Permissions for files and folders work slightly differently. If you wish to make it so users can't see the home directories you'll have to deny them the ability to get a directory listing for the /home directory or chroot them into their home directory.

chmod 711 /home

Will remove the users ability to get a directory list in /home but still be able to access content under their own directory.

Of course, if you are logged in as root or a given program is functioning as root you more or a less can do anything you please.

Putting a restrictive umask will be necessary if you want to keep things remaining relative private.

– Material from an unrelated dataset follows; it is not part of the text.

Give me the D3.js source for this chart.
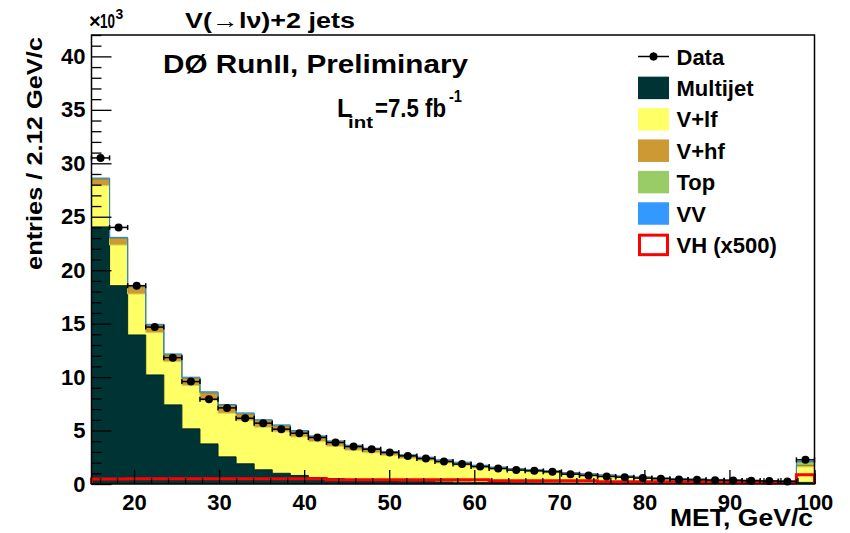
<!DOCTYPE html>
<html><head><meta charset="utf-8">
<script src="https://cdn.jsdelivr.net/npm/d3@7"></script>
<style>
body{margin:0;background:#fff}
svg{display:block}
text{font-family:"Liberation Sans",Arial,Helvetica,sans-serif;font-weight:bold;fill:#000}
</style>
</head><body>
<svg id="c" width="850" height="533"></svg>
<script>
// ---- data (thousands of entries per 2.125 GeV/c bin, 15..100 GeV/c, last bin = overflow) ----
const xMin = 15, xMax = 100, nBins = 40;
const dataCounts = [30.5,24.0,18.55,14.68,11.82,9.58,7.93,7.12,6.15,5.69,
  5.13,4.75,4.35,3.88,3.5,3.26,2.94,2.63,2.38,2.1,
  1.86,1.63,1.45,1.3,1.23,1.14,0.92,0.8,0.7,0.64,
  0.55,0.49,0.42,0.39,0.36,0.33,0.3,0.28,0.24,2.26];
const multijet = [24.05,18.55,13.94,10.2,7.4,5.16,3.75,2.54,1.89,1.33,
  1.0,0.8,0.6,0.5,0.42,0.36,0.3,0.26,0.22,0.19,
  0.17,0.15,0.14,0.12,0.11,0.1,0.09,0.08,0.07,0.07,
  0.06,0.06,0.05,0.05,0.04,0.04,0.04,0.03,0.03,0.15];
const vlf = [3.85,3.8,3.83,3.95,4.04,4.04,4.05,4.08,4.04,3.98,
  3.88,3.6,3.36,3.02,2.74,2.56,2.35,2.12,1.96,1.77,
  1.59,1.36,1.22,1.13,1.03,0.95,0.81,0.72,0.64,0.55,
  0.48,0.42,0.37,0.33,0.3,0.28,0.25,0.23,0.21,1.45];
const vhf = [0.62,0.62,0.68,0.68,0.62,0.68,0.72,0.72,0.62,0.6,
  0.55,0.5,0.45,0.42,0.38,0.35,0.32,0.28,0.26,0.23,
  0.21,0.19,0.17,0.15,0.14,0.13,0.12,0.11,0.1,0.09,
  0.08,0.07,0.065,0.06,0.055,0.05,0.045,0.04,0.035,0.15];
const topQuark = [0.04,0.04,0.04,0.05,0.05,0.05,0.05,0.05,0.05,0.05,
  0.05,0.05,0.05,0.05,0.05,0.04,0.04,0.04,0.04,0.04,
  0.04,0.03,0.03,0.03,0.03,0.03,0.03,0.02,0.02,0.02,
  0.02,0.02,0.02,0.02,0.02,0.02,0.015,0.015,0.015,0.3];
const diboson = [0.06,0.06,0.06,0.06,0.06,0.06,0.05,0.05,0.05,0.05,
  0.05,0.05,0.04,0.04,0.04,0.04,0.03,0.03,0.03,0.03,
  0.03,0.03,0.02,0.02,0.02,0.02,0.02,0.02,0.02,0.02,
  0.015,0.015,0.015,0.015,0.015,0.01,0.01,0.01,0.01,0.05];
const vhSignal = [0.46,0.46,0.5,0.5,0.5,0.5,0.5,0.5,0.5,0.5,
  0.5,0.5,0.5,0.4,0.4,0.4,0.4,0.4,0.4,0.4,
  0.4,0.4,0.3,0.3,0.3,0.3,0.3,0.3,0.22,0.22,
  0.22,0.22,0.22,0.22,0.22,0.15,0.15,0.15,0.15,0.86];
const yTickLabels = ["0","5","10","15","20","25","30","35","40"];
const xTickLabels = ["20","30","40","50","60","70","80","90","100"];
const legendLabels = ["Data","Multijet","V+lf","V+hf","Top","VV","VH (x500)"];
const layerKeys = ["multijet","vlf","vhf","top","vv"];
const layerColors = ["#003333","#ffff66","#cc9933","#99cc66","#3399ff"];
const layerLines  = ["#002222","#d8d850","#a07520","#78a850","#2a80dd"];

// ---- scales ----
const svg = d3.select("#c");
const L = 91.5, R = 814.5, T = 35, B = 484;
const x = d3.scaleLinear().domain([xMin, xMax]).range([L, R]);
const y = d3.scaleLinear().domain([0, 42]).range([B, T]);
const bw = (xMax - xMin) / nBins;
const lo = i => xMin + i * bw;

const layerArrays = [multijet, vlf, vhf, topQuark, diboson];
const rows = d3.range(nBins).map(i => {
  const r = {i};
  layerKeys.forEach((k, j) => r[k] = layerArrays[j][i]);
  return r;
});
const series = d3.stack().keys(layerKeys)(rows);

const area = d3.area().curve(d3.curveStepAfter)
  .x(p => x(p[0])).y0(p => y(p[1])).y1(p => y(p[2]));
const topLine = d3.line().curve(d3.curveStepAfter)
  .x(p => x(p[0])).y(p => y(p[2]));

series.forEach((s, j) => {
  const pts = s.map((d, i) => [lo(i), d[0], d[1]]);
  pts.push([xMax, s[nBins - 1][0], s[nBins - 1][1]]);
  svg.append("path").attr("d", area(pts)).attr("fill", layerColors[j]);
});
series.forEach((s, j) => {
  const pts = s.map((d, i) => [lo(i), d[0], d[1]]);
  pts.push([xMax, s[nBins - 1][0], s[nBins - 1][1]]);
  svg.append("path").attr("d", topLine(pts)).attr("fill", "none")
    .attr("stroke", layerLines[j]).attr("stroke-width", 1);
});

// VH (x500) outline
const vhPts = [[xMin, 0]].concat(vhSignal.map((v, i) => [lo(i), v]), [[xMax, vhSignal[nBins - 1]], [xMax, 0]]);
svg.append("path")
  .attr("d", d3.line().curve(d3.curveStepAfter).x(p => x(p[0])).y(p => y(p[1]))(vhPts))
  .attr("fill", "none").attr("stroke", "#ff0000").attr("stroke-width", 3);

// data points
const gD = svg.append("g").attr("stroke", "#000").attr("stroke-width", 1.5);
dataCounts.forEach((v, i) => {
  const cx = x(lo(i) + bw / 2), cy = y(v);
  const x0 = x(lo(i)), x1 = x(lo(i) + bw);
  const e = Math.sqrt(v * 1000) / 1000;
  gD.append("line").attr("x1", x0).attr("x2", x1).attr("y1", cy).attr("y2", cy);
  gD.append("line").attr("x1", x0).attr("x2", x0).attr("y1", cy - 2.5).attr("y2", cy + 2.5);
  gD.append("line").attr("x1", x1).attr("x2", x1).attr("y1", cy - 2.5).attr("y2", cy + 2.5);
  gD.append("line").attr("x1", cx).attr("x2", cx).attr("y1", y(v + e)).attr("y2", y(v - e));
  svg.append("circle").attr("cx", cx).attr("cy", cy).attr("r", 4).attr("fill", "#000");
});

// axes
const yMajor = yTickLabels.map(Number);
const yMinor = d3.range(0, 43, 1).filter(v => v % 5 !== 0);
svg.append("g").attr("transform", `translate(${L},0)`)
  .call(d3.axisLeft(y).tickValues(yMajor).tickFormat((d, i) => yTickLabels[i]).tickSize(-20).tickPadding(6));
svg.append("g").attr("transform", `translate(${L},0)`)
  .call(d3.axisLeft(y).tickValues(yMinor).tickFormat("").tickSize(-10));
const xMajor = xTickLabels.map(Number);
const xMinor = d3.range(16, 100, 2).filter(v => v % 10 !== 0);
svg.append("g").attr("transform", `translate(0,${B})`)
  .call(d3.axisBottom(x).tickValues(xMajor).tickFormat((d, i) => xTickLabels[i]).tickSize(-14).tickPadding(10));
svg.append("g").attr("transform", `translate(0,${B})`)
  .call(d3.axisBottom(x).tickValues(xMinor).tickFormat("").tickSize(-6));
svg.selectAll(".domain").remove();
svg.selectAll(".tick line").attr("stroke", "#000").attr("stroke-width", 1.3);
svg.selectAll(".tick text").attr("font-size", 22).attr("font-family", null).attr("fill", "#000");

// frame
svg.append("rect").attr("x", L).attr("y", T).attr("width", R - L).attr("height", B - T)
  .attr("fill", "none").attr("stroke", "#000").attr("stroke-width", 1.5);

// texts
function txt(s, px, py, fs, len, anchor) {
  const t = svg.append("text").attr("x", px).attr("y", py).attr("font-size", fs).text(s);
  if (len) t.attr("textLength", len).attr("lengthAdjust", "spacingAndGlyphs");
  if (anchor) t.attr("text-anchor", anchor);
  return t;
}
txt("\u00d7", 89, 28, 20).attr("font-weight", "normal");
txt("10", 100, 28, 21, 15);
txt("3", 115.5, 19, 14);
txt("V(\u2192l\u03bd)+2 jets", 185, 28, 22, 170);
txt("D\u00d8 RunII, Preliminary", 163, 73, 25, 305);
txt("L", 337, 116.5, 25);
txt("int", 348, 128, 17, 25);
txt("=7.5 fb", 375, 116.5, 25, 71);
txt("-1", 449, 102, 17, 13);
txt("MET, GeV/c", 813, 526, 23, 143, "end");
svg.append("text").attr("transform", "translate(41.7,37) rotate(-90)")
  .attr("text-anchor", "end").attr("font-size", 22)
  .attr("textLength", 233).attr("lengthAdjust", "spacingAndGlyphs")
  .text("entries / 2.12 GeV/c");

// legend
const lgX = 638, lgW = 31, lgH = 22.5, lgY0 = 56.5, lgDy = 31.4;
legendLabels.forEach((lab, i) => {
  const cy = lgY0 + i * lgDy;
  if (i === 0) {
    svg.append("line").attr("x1", lgX).attr("x2", lgX + lgW).attr("y1", cy).attr("y2", cy)
      .attr("stroke", "#000").attr("stroke-width", 1.5);
    svg.append("line").attr("x1", lgX + lgW / 2).attr("x2", lgX + lgW / 2).attr("y1", cy - 4).attr("y2", cy + 4)
      .attr("stroke", "#000").attr("stroke-width", 1.5);
    svg.append("circle").attr("cx", lgX + lgW / 2).attr("cy", cy).attr("r", 4).attr("fill", "#000");
  } else if (i < 6) {
    svg.append("rect").attr("x", lgX).attr("y", cy - lgH / 2).attr("width", lgW).attr("height", lgH)
      .attr("fill", layerColors[i - 1]);
  } else {
    svg.append("rect").attr("x", lgX + 1.5).attr("y", cy - lgH / 2 + 1.5).attr("width", lgW - 3).attr("height", lgH - 3)
      .attr("fill", "none").attr("stroke", "#ff0000").attr("stroke-width", 3);
  }
  txt(lab, 676.5, cy + 8, 22);
});
</script>
</body></html>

It looks like you're using umask 066, you want to use umask 077 most likely.

Code:

me@here$ umask 066 && mkdir foo && touch bar
me@here$ umask 077 && mkdir foo2 && touch bar2
me@here$ ls -l
total 8
-rw------- 1 me me    0 2008-12-17 13:54 bar <- (Effective chmod 600)
-rw------- 1 me me    0 2008-12-17 13:54 bar2 <- (Effective chmod 600)
drwx--x--x 2 me me 4096 2008-12-17 13:54 foo <- (Effective chmod 711)
drwx------ 2 me me 4096 2008-12-17 13:54 foo2 <- (Effective chmod 700)
me@here$

However, remember umask only works on newly created directories and files after it is set. You probably want to set it in the system wide profile for what you're attempting to do. Also remember this kind of security is only as good as being able to prevent the user from getting root access... if they can sudo or su to root they can circumvent all the safeguards you're putting in place completely. Make your root password *very* secure. Keep the system completely updated.

hasanatizaz 12-17-2008 03:45 PM

you need to set
chmod 755 /home

please post the output of ls -ltr /home instead of gui so that its easier to see the permissions of default user home directories and see user and their groups.

all users home directory must be 700

mashcaster 12-17-2008 03:52 PM

So if I do

umask 0700, will that fix things for when I create further new users? i.e. prevent others from seeing there folders?